• _Objective_: Working from the top of the listing below, retype each line through the line containing "minimum width=24pt, minimum", both included, with no pictures.
——
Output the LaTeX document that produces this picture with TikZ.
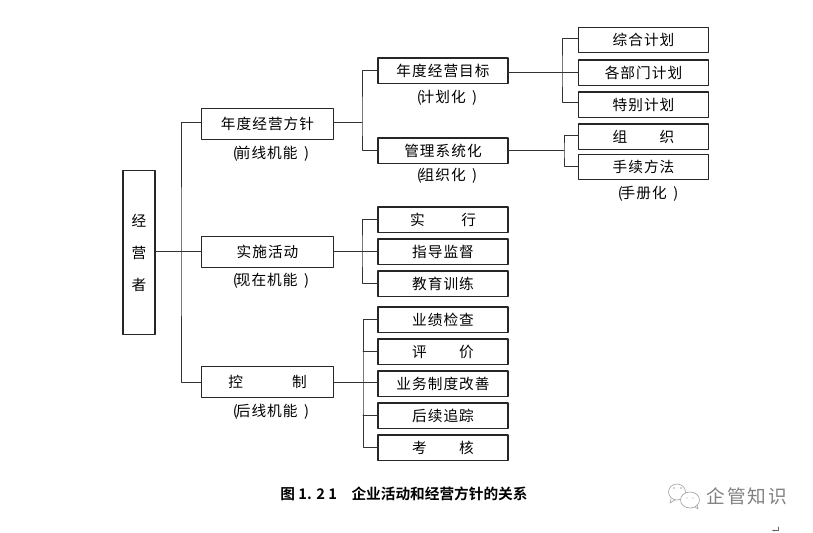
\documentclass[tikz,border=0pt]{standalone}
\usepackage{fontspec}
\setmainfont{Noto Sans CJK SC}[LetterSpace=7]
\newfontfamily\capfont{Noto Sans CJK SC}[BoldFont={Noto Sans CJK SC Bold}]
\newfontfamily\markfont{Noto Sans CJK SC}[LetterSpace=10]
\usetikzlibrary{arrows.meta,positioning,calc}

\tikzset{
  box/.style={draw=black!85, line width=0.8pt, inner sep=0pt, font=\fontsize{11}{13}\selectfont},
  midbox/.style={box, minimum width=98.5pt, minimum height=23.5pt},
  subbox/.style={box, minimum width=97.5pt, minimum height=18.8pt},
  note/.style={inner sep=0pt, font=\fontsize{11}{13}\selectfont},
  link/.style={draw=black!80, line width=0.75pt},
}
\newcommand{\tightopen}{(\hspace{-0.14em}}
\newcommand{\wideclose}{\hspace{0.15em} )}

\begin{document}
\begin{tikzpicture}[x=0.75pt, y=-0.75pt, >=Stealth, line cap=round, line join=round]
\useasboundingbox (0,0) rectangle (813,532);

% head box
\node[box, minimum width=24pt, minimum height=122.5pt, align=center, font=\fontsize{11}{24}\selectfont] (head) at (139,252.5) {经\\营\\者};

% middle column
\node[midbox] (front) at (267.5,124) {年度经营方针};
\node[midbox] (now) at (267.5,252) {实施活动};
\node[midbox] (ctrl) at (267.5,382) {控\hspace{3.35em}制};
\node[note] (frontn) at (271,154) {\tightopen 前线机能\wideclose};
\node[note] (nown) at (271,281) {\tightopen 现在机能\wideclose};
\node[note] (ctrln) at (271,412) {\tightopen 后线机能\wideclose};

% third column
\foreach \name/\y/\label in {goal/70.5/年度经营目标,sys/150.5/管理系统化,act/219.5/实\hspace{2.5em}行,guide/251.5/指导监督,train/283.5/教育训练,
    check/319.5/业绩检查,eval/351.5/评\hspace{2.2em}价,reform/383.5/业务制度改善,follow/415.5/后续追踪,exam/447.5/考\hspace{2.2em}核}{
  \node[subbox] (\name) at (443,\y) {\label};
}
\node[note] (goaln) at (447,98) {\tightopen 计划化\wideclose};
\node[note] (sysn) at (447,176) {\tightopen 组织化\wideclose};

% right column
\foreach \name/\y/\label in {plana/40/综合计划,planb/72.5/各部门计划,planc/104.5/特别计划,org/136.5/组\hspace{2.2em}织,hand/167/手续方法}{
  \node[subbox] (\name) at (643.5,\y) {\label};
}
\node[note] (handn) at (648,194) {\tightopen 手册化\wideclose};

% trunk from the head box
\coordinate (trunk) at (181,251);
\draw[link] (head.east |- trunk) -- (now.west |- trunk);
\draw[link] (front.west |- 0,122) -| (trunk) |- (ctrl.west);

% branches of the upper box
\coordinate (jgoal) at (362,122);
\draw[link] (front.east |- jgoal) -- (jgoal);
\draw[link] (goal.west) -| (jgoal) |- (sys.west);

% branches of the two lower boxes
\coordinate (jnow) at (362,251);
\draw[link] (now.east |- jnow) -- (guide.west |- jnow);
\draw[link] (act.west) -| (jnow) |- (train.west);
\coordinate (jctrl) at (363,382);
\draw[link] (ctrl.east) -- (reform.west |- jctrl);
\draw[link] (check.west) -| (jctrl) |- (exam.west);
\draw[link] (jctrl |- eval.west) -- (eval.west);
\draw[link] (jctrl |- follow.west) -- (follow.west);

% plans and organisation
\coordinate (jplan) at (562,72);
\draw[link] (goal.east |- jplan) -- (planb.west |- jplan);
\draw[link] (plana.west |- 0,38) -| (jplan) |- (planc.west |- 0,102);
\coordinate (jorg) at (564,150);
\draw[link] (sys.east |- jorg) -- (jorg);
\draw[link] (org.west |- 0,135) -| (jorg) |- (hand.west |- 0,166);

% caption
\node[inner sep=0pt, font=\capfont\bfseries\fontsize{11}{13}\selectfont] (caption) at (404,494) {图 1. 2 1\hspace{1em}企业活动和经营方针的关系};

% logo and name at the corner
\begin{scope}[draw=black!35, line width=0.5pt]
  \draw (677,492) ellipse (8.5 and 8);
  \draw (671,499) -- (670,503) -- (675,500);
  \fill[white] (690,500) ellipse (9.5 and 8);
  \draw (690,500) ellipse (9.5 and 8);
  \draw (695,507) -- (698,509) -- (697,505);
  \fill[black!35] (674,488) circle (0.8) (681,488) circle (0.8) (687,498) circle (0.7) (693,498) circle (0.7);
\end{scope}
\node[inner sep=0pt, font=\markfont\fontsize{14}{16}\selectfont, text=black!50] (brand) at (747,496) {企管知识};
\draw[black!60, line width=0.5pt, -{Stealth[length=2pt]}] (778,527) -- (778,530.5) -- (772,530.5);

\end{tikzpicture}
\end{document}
——
• _Response to this exercise_:
Output the LaTeX document that produces this picture with TikZ.
\documentclass[tikz,border=0pt]{standalone}
\usepackage{fontspec}
\setmainfont{Noto Sans CJK SC}[LetterSpace=7]
\newfontfamily\capfont{Noto Sans CJK SC}[BoldFont={Noto Sans CJK SC Bold}]
\newfontfamily\markfont{Noto Sans CJK SC}[LetterSpace=10]
\usetikzlibrary{arrows.meta,positioning,calc}

\tikzset{
  box/.style={draw=black!85, line width=0.8pt, inner sep=0pt, font=\fontsize{11}{13}\selectfont},
  midbox/.style={box, minimum width=98.5pt, minimum height=23.5pt},
  subbox/.style={box, minimum width=97.5pt, minimum height=18.8pt},
  note/.style={inner sep=0pt, font=\fontsize{11}{13}\selectfont},
  link/.style={draw=black!80, line width=0.75pt},
}
\newcommand{\tightopen}{(\hspace{-0.14em}}
\newcommand{\wideclose}{\hspace{0.15em} )}

\begin{document}
\begin{tikzpicture}[x=0.75pt, y=-0.75pt, >=Stealth, line cap=round, line join=round]
\useasboundingbox (0,0) rectangle (813,532);

% head box
\node[box, minimum width=24pt, minimum height=122.5pt, align=center, font=\fontsize{11}{24}\selectfont] (head) at (139,252.5) {经\\营\\者};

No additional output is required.